Peso loses momentum against the US dollar, after hitting strongest rate since 2015

Four days after appreciating to its strongest level against the US dollar in almost nine years, the Mexican peso declined sharply on Friday morning before making up some of the ground it lost.

Bloomberg data shows that the peso’s exchange rate weakened to as low as 16.74 on Friday morning before slightly recovering to trade at 16.66 at midday Mexico City time.

Peso bills
The Mexican peso has strengthened against the US dollar so far this year, but is predicted to weaken by the end of 2024. (Cuartoscuro)

The weaker position represented a 1.8% decline for the peso compared to its closing position of 16.44 to the dollar on Thursday, and a 2.6% tumble compared to the 16.30 level it reached on Monday.

Gabriela Siller, director of economic analysis at Mexican bank Banco Base, said on the X social media platform that the peso was depreciating due to the “expectation” that the United States Federal Reserve won’t start cutting its key interest rate until November.

Data published earlier this week showed that inflation in the U.S. rose more than expected in March, reaching 3.5% from 3.2% in February.

Janneth Quiroz, director of analysis at the Monex financial group, noted on X that the peso was affected by a general strengthening of the U.S. dollar on Friday.

The DXY index, which measures the value of the greenback against a basket of foreign currencies, was up around 0.7% at midday.

Foreign exchange news website FX Street reported that the DXY index had hit its highest level since November earlier on Friday.

“The index’s upward movement is largely driven by rising U.S. yields and a hot inflation data environment that favors the U.S. dollar.
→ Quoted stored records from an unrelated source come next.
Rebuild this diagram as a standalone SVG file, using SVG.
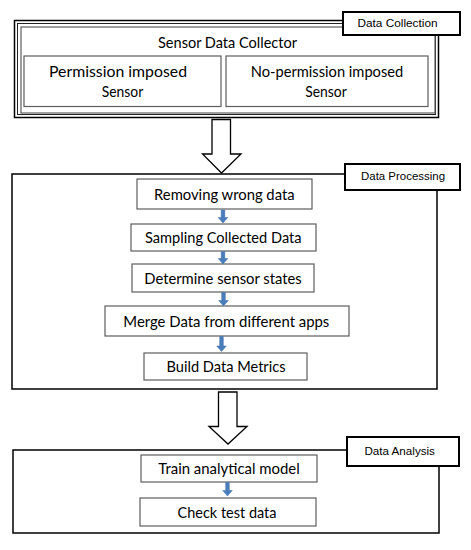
<svg xmlns="http://www.w3.org/2000/svg" width="471" height="550" viewBox="0 0 471 550">
<style>
.bg{fill:#fff}
.outer{fill:none;stroke:#000;stroke-width:1.5}
.thin{fill:none;stroke:#222;stroke-width:1}
.box{fill:#fff;stroke:#5e5e5e;stroke-width:1.2}
.label{fill:#fff;stroke:#000;stroke-width:2}
.big{fill:#fff;stroke:#000;stroke-width:1.3;stroke-linejoin:miter}
.blue{fill:#4a7ebb;stroke:#3d6da6;stroke-width:0.5}
.t{font-family:Lato,"Open Sans","Liberation Sans",sans-serif;font-size:15px;fill:#000;text-anchor:middle}
.l{font-family:"Liberation Sans",Arial,sans-serif;font-size:11.5px;fill:#000;text-anchor:middle}
</style>
<rect class="bg" x="0" y="0" width="471" height="550"/>

<g id="data-collection">
  <rect class="outer" x="14.5" y="20.5" width="424" height="97"/>
  <rect class="thin" x="17.5" y="23.5" width="418" height="91"/>
  <rect class="box" x="21" y="27" width="414" height="86"/>
  <text class="t" x="227.5" y="48" textLength="139" lengthAdjust="spacingAndGlyphs">Sensor Data Collector</text>
  <rect class="label" x="343" y="12" width="117" height="23"/>
  <text class="l" x="397.5" y="27" textLength="80" lengthAdjust="spacingAndGlyphs">Data Collection</text>
</g>
<g id="permission-sensor">
  <rect class="box" x="24" y="56" width="197" height="50.5"/>
  <text class="t" x="118" y="76.5" textLength="138" lengthAdjust="spacingAndGlyphs">Permission imposed</text>
  <text class="t" x="122.5" y="96.5" textLength="41.5" lengthAdjust="spacingAndGlyphs">Sensor</text>
</g>
<g id="no-permission-sensor">
  <rect class="box" x="226" y="56" width="202" height="50.5"/>
  <text class="t" x="327" y="76.5" textLength="152.5" lengthAdjust="spacingAndGlyphs">No-permission imposed</text>
  <text class="t" x="326" y="96.5" textLength="41.5" lengthAdjust="spacingAndGlyphs">Sensor</text>
</g>

<g id="data-processing">
  <rect class="outer" x="12" y="174" width="425" height="215"/>
  <rect class="label" x="345" y="164" width="115" height="26"/>
  <text class="l" x="403" y="180" textLength="84" lengthAdjust="spacingAndGlyphs">Data Processing</text>
</g>
<g id="removing-wrong-data">
  <rect class="box" x="137" y="179" width="175" height="30"/>
  <text class="t" x="224.3" y="199.5" textLength="140.5" lengthAdjust="spacingAndGlyphs">Removing wrong data</text>
</g>
<g id="sampling-collected-data">
  <rect class="box" x="131" y="224" width="185" height="27"/>
  <text class="t" x="223.3" y="243" textLength="156.5" lengthAdjust="spacingAndGlyphs">Sampling Collected Data</text>
</g>
<g id="determine-sensor-states">
  <rect class="box" x="132" y="264" width="182" height="28"/>
  <text class="t" x="223" y="283.5" textLength="157.5" lengthAdjust="spacingAndGlyphs">Determine sensor states</text>
</g>
<g id="merge-data">
  <rect class="box" x="105" y="306" width="244" height="30"/>
  <text class="t" x="226.3" y="326.5" textLength="206" lengthAdjust="spacingAndGlyphs">Merge Data from different apps</text>
</g>
<g id="build-data-metrics">
  <rect class="box" x="144" y="353" width="163" height="27"/>
  <text class="t" x="226" y="372" textLength="119" lengthAdjust="spacingAndGlyphs">Build Data Metrics</text>
</g>

<g id="data-analysis">
  <rect class="outer" x="13" y="450" width="426" height="83"/>
  <rect class="label" x="347" y="437" width="112" height="29"/>
  <text class="l" x="399.7" y="455" textLength="70.5" lengthAdjust="spacingAndGlyphs">Data Analysis</text>
</g>
<g id="train-analytical-model">
  <rect class="box" x="141" y="455" width="176" height="27"/>
  <text class="t" x="229" y="474" textLength="141.5" lengthAdjust="spacingAndGlyphs">Train analytical model</text>
</g>
<g id="check-test-data">
  <rect class="box" x="140" y="498" width="176" height="28"/>
  <text class="t" x="227" y="518" textLength="99" lengthAdjust="spacingAndGlyphs">Check test data</text>
</g>

<g id="connectors">
  <polygon class="big" points="212,119.5 230.5,119.5 230.5,154 241,154 221.5,173 202.5,154 212,154"/>
  <polygon class="big" points="218.5,392 237,392 237,426.5 247,426.5 228,444 209,426.5 218.5,426.5"/>
  <path class="blue" d="M221.2,210 h3.6 v7.5 h3 l-4.8,5.5 l-4.8,-5.5 h3 z"/>
  <path class="blue" d="M221.2,251.5 h3.6 v7 h3 l-4.8,5.5 l-4.8,-5.5 h3 z"/>
  <path class="blue" d="M221.7,292.5 h3.6 v8 h3 l-4.8,5.5 l-4.8,-5.5 h3 z"/>
  <path class="blue" d="M219.7,336.5 h3.6 v9.5 h3 l-4.8,5.5 l-4.8,-5.5 h3 z"/>
  <path class="blue" d="M225.7,482.5 h3.6 v8 h3 l-4.8,5.5 l-4.8,-5.5 h3 z"/>
</g>
</svg>
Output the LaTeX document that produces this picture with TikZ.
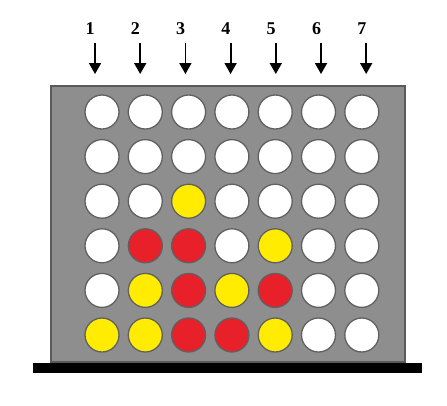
\documentclass[tikz,border=0pt]{standalone}
\usepackage{fontspec}
\setmainfont{Liberation Serif}
\usetikzlibrary{arrows.meta,positioning}
\definecolor{boardgray}{HTML}{8E8E8E}
\definecolor{boardedge}{HTML}{5A5A5A}
\definecolor{holeedge}{HTML}{606060}
\colorlet{W}{white}
\definecolor{Y}{HTML}{FFEC00}
\definecolor{R}{HTML}{E8202A}

\begin{document}
\begin{tikzpicture}[
    x=1pt, y=-1pt,
    board/.style={rectangle, draw=boardedge, line width=1.2pt, fill=boardgray, minimum width=354pt, minimum height=276pt, inner sep=0pt},
    base/.style={rectangle, fill=black, minimum width=389pt, minimum height=10pt, inner sep=0pt},
    hole/.style={circle, draw=holeedge, line width=1.3pt, minimum size=34pt, inner sep=0pt},
    colnum/.style={font=\fontsize{18}{20}\selectfont\bfseries, inner sep=0pt},
    drop/.style={-{Triangle[width=12pt,length=11pt]}, line width=1.8pt}
]
    \useasboundingbox (0,0) rectangle (447,405);

    % board and stand
    \node[board] (board) at (228,224) {};
    \node[base] (base) at (227.5,368) {};

    % column numbers and arrows
    \foreach \i in {1,...,7} {
        \node[colnum] (num\i) at ({90+45.3*(\i-1)},29) {\i};
        \coordinate (top\i) at ({95+45.2*(\i-1)},43);
        \coordinate (tip\i) at ({95+45.2*(\i-1)},74);
        \draw[drop] (top\i) -- (tip\i);
    }

    % holes, row by row from the top
    \foreach \row/\discs in {
        1/{W,W,W,W,W,W,W},
        2/{W,W,W,W,W,W,W},
        3/{W,W,Y,W,W,W,W},
        4/{W,R,R,W,Y,W,W},
        5/{W,Y,R,Y,R,W,W},
        6/{Y,Y,R,R,Y,W,W}} {
        \foreach \disc [count=\col] in \discs {
            \node[hole, fill=\disc] (h\row\col) at ({102+43.3*(\col-1)},{112+44.6*(\row-1)}) {};
        }
    }
\end{tikzpicture}
\end{document}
In addition, Federal Reserve officials expressed fewer possibilities for rate cuts this year, and an increase in hawkish bets is another driver boosting the currency,” FX Street said.

The peso has benefited for an extended period from the vast difference between the official interest rate in Mexico — currently 11% — and that in the U.S., currently 5.25%-5.5%.

The Bank of Mexico (Banxico) made its first interest rate cut in more than three years in March, and is expected to deliver four more in 2024, according to Siller.

In another post on X, the Banco Base analyst said that the market at the start of the year expected the Fed to make three interest rate cuts in 2024.

“Now, two are expected,” Siller wrote, adding that “it wouldn’t be strange” if, in a few days, just one rate cut from the Fed comes to be expected, considering how much expectations have changed.

The differential between interest rates in Mexico and the U.S. declined by 25 basis points last month, and will narrow further if the Bank of Mexico (Banxico) makes additional cuts before the Fed makes an initial one. Such a scenario could lead to a weakening of the peso, although Banxico’s cut last month didn’t negatively impact the peso’s exchange rate.

There are a range of other factors benefiting the peso including strong incoming flows of remittances and an increase in foreign direct investment in Mexico as the nearshoring trend gathers strength.